By positioning: luxury corporate gifts, cool corporate gifts, custom corporate gifts, corporate logo gifts, eco friendly corporate gifts, personalised corporate gifts.
By type: corporate gadget gifts, innovative corporate gifts, small corporate gifts, practical corporate gifts, unusual corporate gifts.
How SoMerch fits
A single catalog spanning drinkware, apparel, tech, and stationery means a client gift, an employee gift, and an event giveaway can come from one order - and because production happens in-house rather than being subcontracted out category by category, the same team that took the order is the one actually making it. Mockups are ready the same day, so an idea gets confirmed quickly before anything is committed to production.

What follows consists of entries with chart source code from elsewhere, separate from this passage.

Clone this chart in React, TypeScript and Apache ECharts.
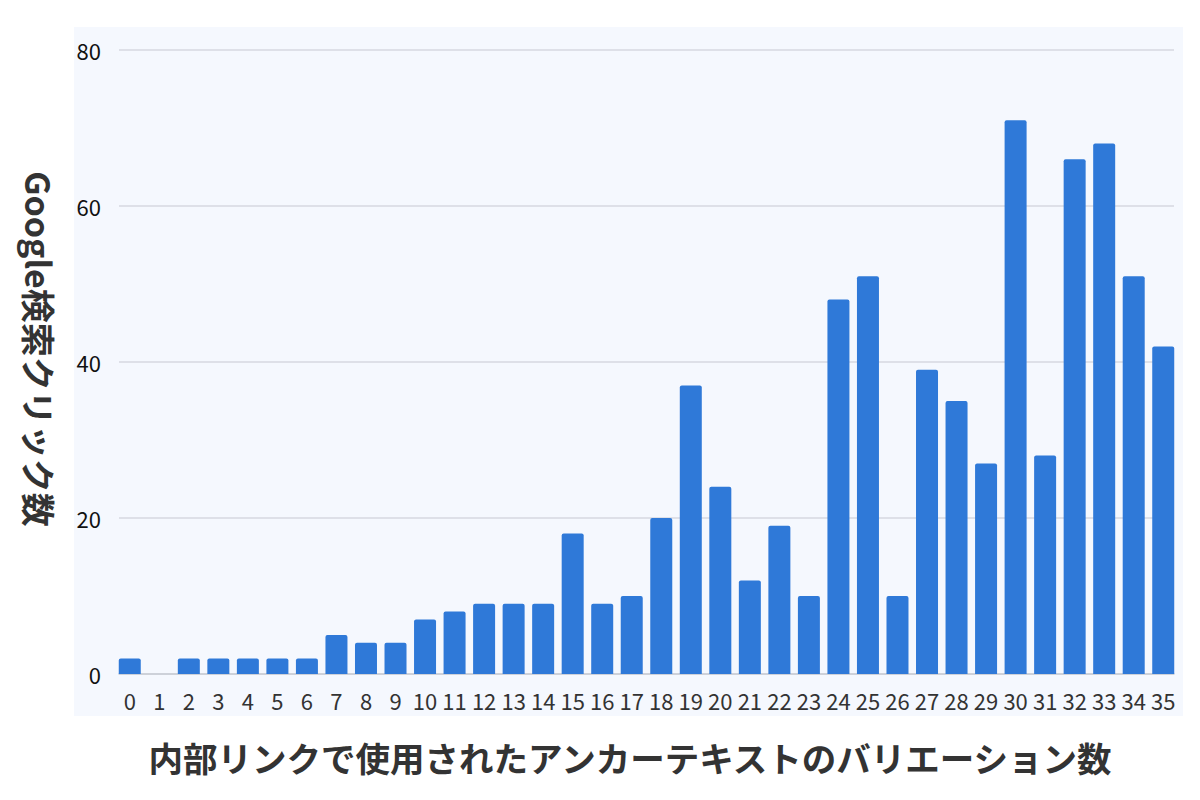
import React, { useEffect, useRef } from "react";
import * as echarts from "echarts";

const categories = [
  "0", "1", "2", "3", "4", "5", "6", "7", "8", "9",
  "10", "11", "12", "13", "14", "15", "16", "17", "18", "19",
  "20", "21", "22", "23", "24", "25", "26", "27", "28", "29",
  "30", "31", "32", "33", "34", "35",
];
const clicks = [
  2, 0, 2, 2, 2, 2, 2, 5, 4, 4,
  7, 8, 9, 9, 9, 18, 9, 10, 20, 37,
  24, 12, 19, 10, 48, 51, 10, 39, 35, 27,
  71, 28, 66, 68, 51, 42,
];
const yTicksMin = 0;
const yTicksMax = 80;
const yTickStep = 20;
const xTitle = "内部リンクで使用されたアンカーテキストのバリエーション数";
const yTitle = "Google検索クリック数";

const FONT = "'Noto Sans CJK JP', 'Noto Sans', sans-serif";

export default function App() {
  const ref = useRef<HTMLDivElement>(null);
  useEffect(() => {
    document.body.style.margin = "0";
    if (!ref.current) return;
    const chart = echarts.init(ref.current, null, { renderer: "svg" });
    chart.setOption({
      animation: false,
      backgroundColor: "#ffffff",
      textStyle: { fontFamily: FONT },
      grid: [
        { left: 119, right: 26, top: 50, bottom: 126 },
        { left: 115, right: 22, top: 50, bottom: 126 },
      ],
      graphic: [
        {
          type: "rect",
          z: -10,
          silent: true,
          shape: { x: 74, y: 27, width: 1109, height: 689 },
          style: { fill: "#f5f8fe" },
        },
        {
          type: "text",
          x: 630,
          y: 757,
          style: {
            text: xTitle,
            font: `bold 34.5px ${FONT}`,
            fill: "#333333",
            textAlign: "center",
            textVerticalAlign: "middle",
          },
        },
        {
          type: "text",
          x: 39,
          y: 349,
          rotation: -Math.PI / 2,
          style: {
            text: yTitle,
            font: `bold 34px ${FONT}`,
            fill: "#333333",
            textAlign: "center",
            textVerticalAlign: "middle",
          },
        },
      ],
      xAxis: [
        {
          type: "category",
          gridIndex: 0,
          data: categories,
          axisTick: { show: false },
          axisLabel: { show: false },
          axisLine: { show: true, lineStyle: { color: "#c8ccd4", width: 1.5 } },
          z: 1,
        },
        {
          type: "category",
          gridIndex: 1,
          data: categories,
          axisTick: { show: false },
          axisLine: { show: false },
          axisLabel: {
            interval: 0,
            margin: 15,
            fontSize: 22,
            color: "#333333",
            fontFamily: FONT,
          },
        },
      ],
      yAxis: [
        {
          type: "value",
          gridIndex: 0,
          min: yTicksMin,
          max: yTicksMax,
          interval: yTickStep,
          axisLine: { show: false },
          axisTick: { show: false },
          splitLine: { lineStyle: { color: "#d6d9e0", width: 1.5 } },
          axisLabel: {
            margin: 18,
            fontSize: 22,
            color: "#111111",
            fontFamily: FONT,
          },
        },
        {
          type: "value",
          gridIndex: 1,
          min: yTicksMin,
          max: yTicksMax,
          interval: yTickStep,
          show: false,
          splitLine: { show: false },
        },
      ],
      series: [
        {
          type: "bar",
          xAxisIndex: 1,
          yAxisIndex: 1,
          data: clicks,
          barCategoryGap: "25.5%",
          z: 3,
          itemStyle: { color: "#2f79d8", borderRadius: [2, 2, 0, 0] },
        },
      ],
    });
    return () => chart.dispose();
  }, []);
  return <div ref={ref} style={{ width: 1200, height: 800 }} />;
}
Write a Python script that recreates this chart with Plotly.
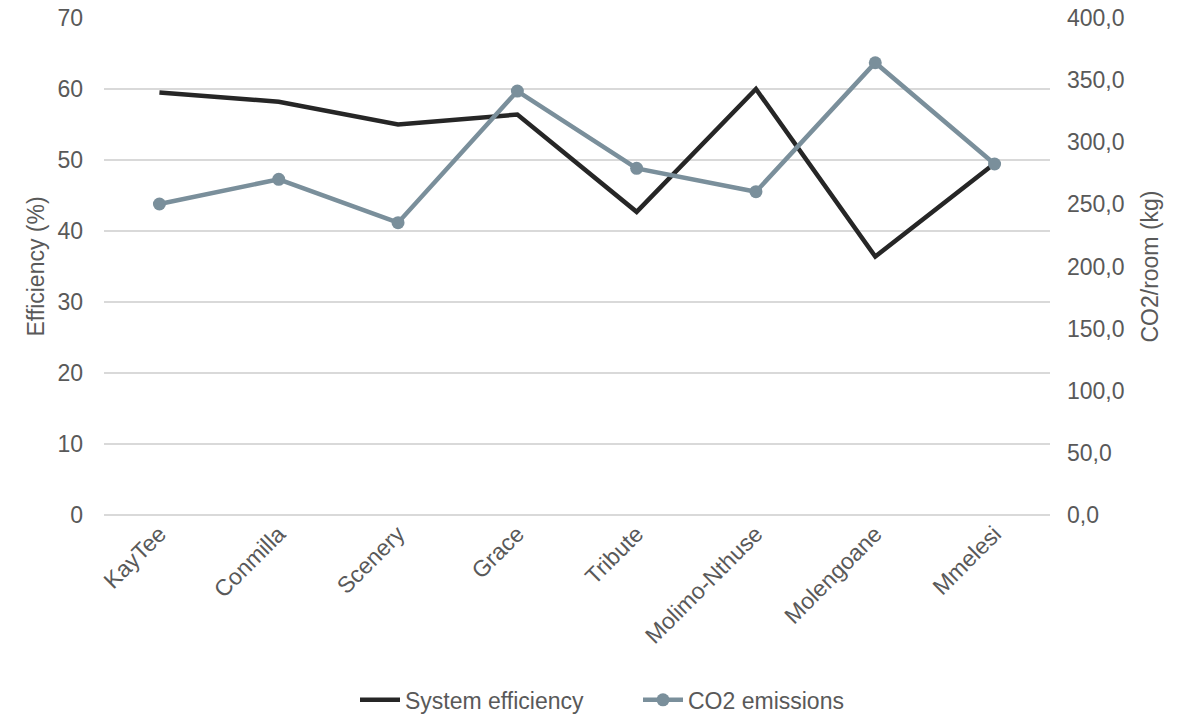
import plotly.graph_objects as go

sites = ["KayTee", "Conmilla", "Scenery", "Grace", "Tribute",
         "Molimo-Nthuse", "Molengoane", "Mmelesi"]
efficiency = [59.5, 58.2, 55.0, 56.4, 42.7, 60.0, 36.4, 49.5]
co2_per_room = [250.3, 270.2, 235.3, 341.2, 279.0, 260.2, 364.0, 282.5]

left_ticks = [0, 10, 20, 30, 40, 50, 60, 70]
right_ticks = [0, 50, 100, 150, 200, 250, 300, 350, 400]
right_tick_text = [f"{v:.1f}".replace(".", ",") for v in right_ticks]

text_color = "#595959"
grid_color = "#d9d9d9"
font_family = "Liberation Sans, Arial, sans-serif"
fs = 23

fig = go.Figure()
fig.add_trace(go.Scatter(
    x=sites, y=efficiency, name="System efficiency", mode="lines",
    line=dict(color="#262626", width=4.5), yaxis="y",
))
fig.add_trace(go.Scatter(
    x=sites, y=co2_per_room, name="CO2 emissions", mode="lines+markers",
    line=dict(color="#7a8f9b", width=4.5),
    marker=dict(color="#7a8f9b", size=13), yaxis="y2",
))

fig.update_layout(
    width=1186, height=716,
    margin=dict(l=104, r=136, t=18, b=201, autoexpand=False),
    paper_bgcolor="white", plot_bgcolor="white",
    font=dict(family=font_family, size=fs, color=text_color),
    showlegend=True,
    legend=dict(orientation="h", x=(355 - 104) / 946, xanchor="left",
                y=-0.372, yanchor="middle",
                font=dict(size=fs, color=text_color), itemwidth=40,
                entrywidth=228, entrywidthmode="pixels"),
    xaxis=dict(
        type="category", tickangle=-45, showgrid=False, zeroline=False,
        showline=False, ticks="", automargin=False,
        tickfont=dict(size=fs, color=text_color),
    ),
    yaxis=dict(
        range=[0, 70], tickvals=left_ticks, showgrid=True, gridcolor=grid_color,
        gridwidth=1.5, zeroline=True, zerolinecolor=grid_color, zerolinewidth=1.5,
        showline=False, ticks="", ticklabelstandoff=20, automargin=False,
        title=dict(text="Efficiency (%)", font=dict(size=fs, color=text_color), standoff=6),
        tickfont=dict(size=fs, color=text_color),
    ),
    yaxis2=dict(
        range=[0, 400], tickvals=right_ticks, ticktext=right_tick_text,
        overlaying="y", side="right", showgrid=False, zeroline=False,
        showline=False, ticks="", ticklabelstandoff=16, automargin=False,
        title=dict(text="CO2/room (kg)", font=dict(size=fs, color=text_color), standoff=18),
        tickfont=dict(size=fs, color=text_color),
    ),
)

fig.write_html("out.html")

For a client list or a distributed team, multi-address shipping across Europe means the order is still one order - not a separate shipping arrangement negotiated per recipient. That is what actually would have kept the forty-person example above from stalling: one production run, one shipping process, regardless of how many of those forty addresses sit outside the home country.
For gifts that recur - a quarterly client touchpoint, an annual employee recognition round - free warehousing for up to six months means the item gets produced once and shipped on demand each time the occasion comes around, rather than reordered from scratch. And for gifts going to clients or offices spread across several countries, per-entity invoicing means each recipient's company gets billed correctly under its own local entity, instead of the whole thing being forced through a single invoice that does not match how the buyer's accounting actually works.
Closing
The idea was never the bottleneck. Every listicle on the internet has already handled that part. The order - personalized, produced, and delivered to the right people on time - is where corporate gifting actually gets hard, and it is the part worth fixing first.